-- start of GIVEN DATA --

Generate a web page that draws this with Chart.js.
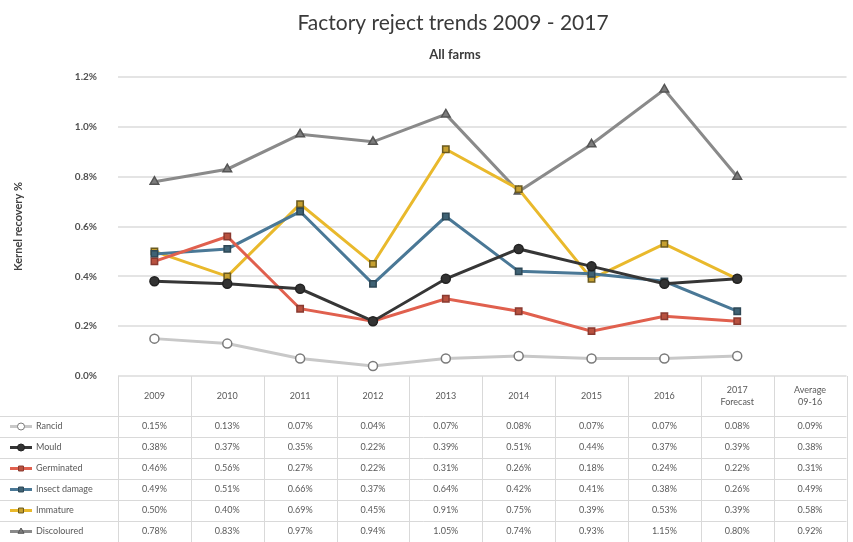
<!DOCTYPE html>
<html>
<head>
<meta charset="utf-8">
<script src="https://cdn.jsdelivr.net/npm/chart.js@4.4.0/dist/chart.umd.min.js"></script>
<style>
  body { margin: 0; background: #fff; }
  canvas { display: block; }
</style>
</head>
<body>
<canvas id="rejectChart" width="853" height="542"></canvas>
<script>
// columns of the chart / data table
const categories = ['2009', '2010', '2011', '2012', '2013', '2014', '2015', '2016',
  ['2017', 'Forecast'], ['Average', '09-16']];
const yTicks = [0, 0.2, 0.4, 0.6, 0.8, 1.0, 1.2];

// reject % per year (2009 - 2017 forecast)
const rancid      = [0.15, 0.13, 0.07, 0.04, 0.07, 0.08, 0.07, 0.07, 0.08];
const mould       = [0.38, 0.37, 0.35, 0.22, 0.39, 0.51, 0.44, 0.37, 0.39];
const germinated  = [0.46, 0.56, 0.27, 0.22, 0.31, 0.26, 0.18, 0.24, 0.22];
const insectDmg   = [0.49, 0.51, 0.66, 0.37, 0.64, 0.42, 0.41, 0.38, 0.26];
const immature    = [0.50, 0.40, 0.69, 0.45, 0.91, 0.75, 0.39, 0.53, 0.39];
const discoloured = [0.78, 0.83, 0.97, 0.94, 1.05, 0.74, 0.93, 1.15, 0.80];

// last table column (average 2009-16)
const averages = [0.09, 0.38, 0.31, 0.49, 0.58, 0.92];

const FONT = 'Lato, "Open Sans", sans-serif';

const seriesList = [
  { label: 'Rancid',        data: rancid,      line: '#c8c8c8', fill: '#ffffff', edge: '#7a7a7a', shape: 'circle' },
  { label: 'Mould',         data: mould,       line: '#363636', fill: '#333333', edge: '#222222', shape: 'circle' },
  { label: 'Germinated',    data: germinated,  line: '#e0604e', fill: '#b8513f', edge: '#8a3a30', shape: 'rect' },
  { label: 'Insect damage', data: insectDmg,   line: '#4a7896', fill: '#3f6274', edge: '#2e4856', shape: 'rect' },
  { label: 'Immature',      data: immature,    line: '#e9b92c', fill: '#c6a030', edge: '#6b5a1e', shape: 'rect' },
  { label: 'Discoloured',   data: discoloured, line: '#8a8a8a', fill: '#7c7c7c', edge: '#555555', shape: 'triangle' }
];

// title, subtitle and the data table under the plot
const tablePlugin = {
  id: 'dataTable',
  afterDraw(chart) {
    const ctx = chart.ctx;
    const x = chart.scales.x;
    const area = chart.chartArea;
    const colW = (area.right - area.left) / categories.length;
    const top = area.bottom;
    const headBottom = top + 40;
    const rowH = 21;

    ctx.save();
    // titles
    ctx.fillStyle = '#3a3a3a';
    ctx.textAlign = 'center';
    ctx.textBaseline = 'middle';
    ctx.font = '21px ' + FONT;
    ctx.fillText('Factory reject trends 2009 - 2017', 453, 23);
    ctx.font = 'bold 13px ' + FONT;
    ctx.fillText('All farms', 455, 55);

    // grid of the table
    ctx.strokeStyle = '#d9d9d9';
    ctx.lineWidth = 1;
    for (let i = 0; i <= categories.length; i++) {
      const lx = Math.round(area.left + i * colW) + 0.5;
      ctx.beginPath();
      ctx.moveTo(lx, top);
      ctx.lineTo(lx, chart.height);
      ctx.stroke();
    }
    for (let r = 0; r <= seriesList.length; r++) {
      const ly = Math.round(headBottom + r * rowH) + 0.5;
      ctx.beginPath();
      ctx.moveTo(0, ly);
      ctx.lineTo(area.right, ly);
      ctx.stroke();
    }

    // header
    ctx.fillStyle = '#595959';
    ctx.font = '9px ' + FONT;
    categories.forEach((c, i) => {
      const cx = x.getPixelForValue(i);
      const lines = Array.isArray(c) ? c : [c];
      const y0 = top + 20 - (lines.length - 1) * 6;
      lines.forEach((t, k) => ctx.fillText(t, cx, y0 + k * 12));
    });

    // rows
    seriesList.forEach((s, r) => {
      const cy = headBottom + r * rowH + rowH / 2;
      // legend key: line + marker
      ctx.strokeStyle = s.line;
      ctx.lineWidth = 3;
      ctx.beginPath();
      ctx.moveTo(10, cy);
      ctx.lineTo(32, cy);
      ctx.stroke();
      ctx.fillStyle = s.fill;
      ctx.strokeStyle = s.edge;
      ctx.lineWidth = 1;
      Chart.helpers.drawPoint(ctx, { pointStyle: s.shape, radius: 3.5, borderWidth: 1, rotation: 0 }, 21, cy);

      ctx.fillStyle = '#595959';
      ctx.textAlign = 'left';
      ctx.fillText(s.label, 36, cy);
      ctx.textAlign = 'center';
      categories.forEach((c, i) => {
        const v = i < s.data.length ? s.data[i] : averages[r];
        ctx.fillText(v.toFixed(2) + '%', x.getPixelForValue(i), cy);
      });
    });
    ctx.restore();
  }
};

new Chart(document.getElementById('rejectChart'), {
  type: 'line',
  data: {
    labels: categories,
    datasets: seriesList.map(s => ({
      label: s.label,
      data: s.data,
      borderColor: s.line,
      borderWidth: 3,
      pointStyle: s.shape,
      pointRadius: s.shape === 'triangle' ? 5 : 4.5,
      pointBackgroundColor: s.fill,
      pointBorderColor: s.edge,
      pointBorderWidth: 1.5,
      tension: 0
    }))
  },
  options: {
    responsive: false,
    animation: false,
    layout: { padding: { top: 77, right: 2, left: 0, bottom: 0 } },
    plugins: {
      legend: { display: false },
      tooltip: { enabled: false }
    },
    scales: {
      x: {
        offset: true,
        grid: { display: false },
        border: { display: false },
        ticks: { display: false },
        afterFit: (scale) => { scale.height = 166; }
      },
      y: {
        min: 0,
        max: 1.2,
        afterBuildTicks: (scale) => { scale.ticks = yTicks.map(v => ({ value: v })); },
        afterFit: (scale) => { scale.width = 118; },
        grid: { color: '#e4e4e4', lineWidth: 2, drawTicks: false },
        border: { display: false },
        ticks: {
          padding: 21,
          color: '#505050',
          font: { family: FONT, size: 10, weight: 'bold' },
          callback: (v) => v.toFixed(1) + '%'
        },
        title: {
          display: true,
          text: 'Kernel recovery %',
          color: '#404040',
          padding: { top: 12, bottom: 0 },
          font: { family: FONT, size: 11, weight: 'bold' }
        }
      }
    }
  },
  plugins: [tablePlugin]
});
</script>
</body>
</html>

-- end of GIVEN DATA --

> _INSTRUCTION_
Write out the listing above again, exactly, but with no pictures in the copy.

> _CORRECT RESULT_
Generate a web page that draws this with Chart.js.
<!DOCTYPE html>
<html>
<head>
<meta charset="utf-8">
<script src="https://cdn.jsdelivr.net/npm/chart.js@4.4.0/dist/chart.umd.min.js"></script>
<style>
  body { margin: 0; background: #fff; }
  canvas { display: block; }
</style>
</head>
<body>
<canvas id="rejectChart" width="853" height="542"></canvas>
<script>
// columns of the chart / data table
const categories = ['2009', '2010', '2011', '2012', '2013', '2014', '2015', '2016',
  ['2017', 'Forecast'], ['Average', '09-16']];
const yTicks = [0, 0.2, 0.4, 0.6, 0.8, 1.0, 1.2];

// reject % per year (2009 - 2017 forecast)
const rancid      = [0.15, 0.13, 0.07, 0.04, 0.07, 0.08, 0.07, 0.07, 0.08];
const mould       = [0.38, 0.37, 0.35, 0.22, 0.39, 0.51, 0.44, 0.37, 0.39];
const germinated  = [0.46, 0.56, 0.27, 0.22, 0.31, 0.26, 0.18, 0.24, 0.22];
const insectDmg   = [0.49, 0.51, 0.66, 0.37, 0.64, 0.42, 0.41, 0.38, 0.26];
const immature    = [0.50, 0.40, 0.69, 0.45, 0.91, 0.75, 0.39, 0.53, 0.39];
const discoloured = [0.78, 0.83, 0.97, 0.94, 1.05, 0.74, 0.93, 1.15, 0.80];

// last table column (average 2009-16)
const averages = [0.09, 0.38, 0.31, 0.49, 0.58, 0.92];

const FONT = 'Lato, "Open Sans", sans-serif';

const seriesList = [
  { label: 'Rancid',        data: rancid,      line: '#c8c8c8', fill: '#ffffff', edge: '#7a7a7a', shape: 'circle' },
  { label: 'Mould',         data: mould,       line: '#363636', fill: '#333333', edge: '#222222', shape: 'circle' },
  { label: 'Germinated',    data: germinated,  line: '#e0604e', fill: '#b8513f', edge: '#8a3a30', shape: 'rect' },
  { label: 'Insect damage', data: insectDmg,   line: '#4a7896', fill: '#3f6274', edge: '#2e4856', shape: 'rect' },
  { label: 'Immature',      data: immature,    line: '#e9b92c', fill: '#c6a030', edge: '#6b5a1e', shape: 'rect' },
  { label: 'Discoloured',   data: discoloured, line: '#8a8a8a', fill: '#7c7c7c', edge: '#555555', shape: 'triangle' }
];

// title, subtitle and the data table under the plot
const tablePlugin = {
  id: 'dataTable',
  afterDraw(chart) {
    const ctx = chart.ctx;
    const x = chart.scales.x;
    const area = chart.chartArea;
    const colW = (area.right - area.left) / categories.length;
    const top = area.bottom;
    const headBottom = top + 40;
    const rowH = 21;

    ctx.save();
    // titles
    ctx.fillStyle = '#3a3a3a';
    ctx.textAlign = 'center';
    ctx.textBaseline = 'middle';
    ctx.font = '21px ' + FONT;
    ctx.fillText('Factory reject trends 2009 - 2017', 453, 23);
    ctx.font = 'bold 13px ' + FONT;
    ctx.fillText('All farms', 455, 55);

    // grid of the table
    ctx.strokeStyle = '#d9d9d9';
    ctx.lineWidth = 1;
    for (let i = 0; i <= categories.length; i++) {
      const lx = Math.round(area.left + i * colW) + 0.5;
      ctx.beginPath();
      ctx.moveTo(lx, top);
      ctx.lineTo(lx, chart.height);
      ctx.stroke();
    }
    for (let r = 0; r <= seriesList.length; r++) {
      const ly = Math.round(headBottom + r * rowH) + 0.5;
      ctx.beginPath();
      ctx.moveTo(0, ly);
      ctx.lineTo(area.right, ly);
      ctx.stroke();
    }

    // header
    ctx.fillStyle = '#595959';
    ctx.font = '9px ' + FONT;
    categories.forEach((c, i) => {
      const cx = x.getPixelForValue(i);
      const lines = Array.isArray(c) ? c : [c];
      const y0 = top + 20 - (lines.length - 1) * 6;
      lines.forEach((t, k) => ctx.fillText(t, cx, y0 + k * 12));
    });

    // rows
    seriesList.forEach((s, r) => {
      const cy = headBottom + r * rowH + rowH / 2;
      // legend key: line + marker
      ctx.strokeStyle = s.line;
      ctx.lineWidth = 3;
      ctx.beginPath();
      ctx.moveTo(10, cy);
      ctx.lineTo(32, cy);
      ctx.stroke();
      ctx.fillStyle = s.fill;
      ctx.strokeStyle = s.edge;
      ctx.lineWidth = 1;
      Chart.helpers.drawPoint(ctx, { pointStyle: s.shape, radius: 3.5, borderWidth: 1, rotation: 0 }, 21, cy);

      ctx.fillStyle = '#595959';
      ctx.textAlign = 'left';
      ctx.fillText(s.label, 36, cy);
      ctx.textAlign = 'center';
      categories.forEach((c, i) => {
        const v = i < s.data.length ? s.data[i] : averages[r];
        ctx.fillText(v.toFixed(2) + '%', x.getPixelForValue(i), cy);
      });
    });
    ctx.restore();
  }
};

new Chart(document.getElementById('rejectChart'), {
  type: 'line',
  data: {
    labels: categories,
    datasets: seriesList.map(s => ({
      label: s.label,
      data: s.data,
      borderColor: s.line,
      borderWidth: 3,
      pointStyle: s.shape,
      pointRadius: s.shape === 'triangle' ? 5 : 4.5,
      pointBackgroundColor: s.fill,
      pointBorderColor: s.edge,
      pointBorderWidth: 1.5,
      tension: 0
    }))
  },
  options: {
    responsive: false,
    animation: false,
    layout: { padding: { top: 77, right: 2, left: 0, bottom: 0 } },
    plugins: {
      legend: { display: false },
      tooltip: { enabled: false }
    },
    scales: {
      x: {
        offset: true,
        grid: { display: false },
        border: { display: false },
        ticks: { display: false },
        afterFit: (scale) => { scale.height = 166; }
      },
      y: {
        min: 0,
        max: 1.2,
        afterBuildTicks: (scale) => { scale.ticks = yTicks.map(v => ({ value: v })); },
        afterFit: (scale) => { scale.width = 118; },
        grid: { color: '#e4e4e4', lineWidth: 2, drawTicks: false },
        border: { display: false },
        ticks: {
          padding: 21,
          color: '#505050',
          font: { family: FONT, size: 10, weight: 'bold' },
          callback: (v) => v.toFixed(1) + '%'
        },
        title: {
          display: true,
          text: 'Kernel recovery %',
          color: '#404040',
          padding: { top: 12, bottom: 0 },
          font: { family: FONT, size: 11, weight: 'bold' }
        }
      }
    }
  },
  plugins: [tablePlugin]
});
</script>
</body>
</html>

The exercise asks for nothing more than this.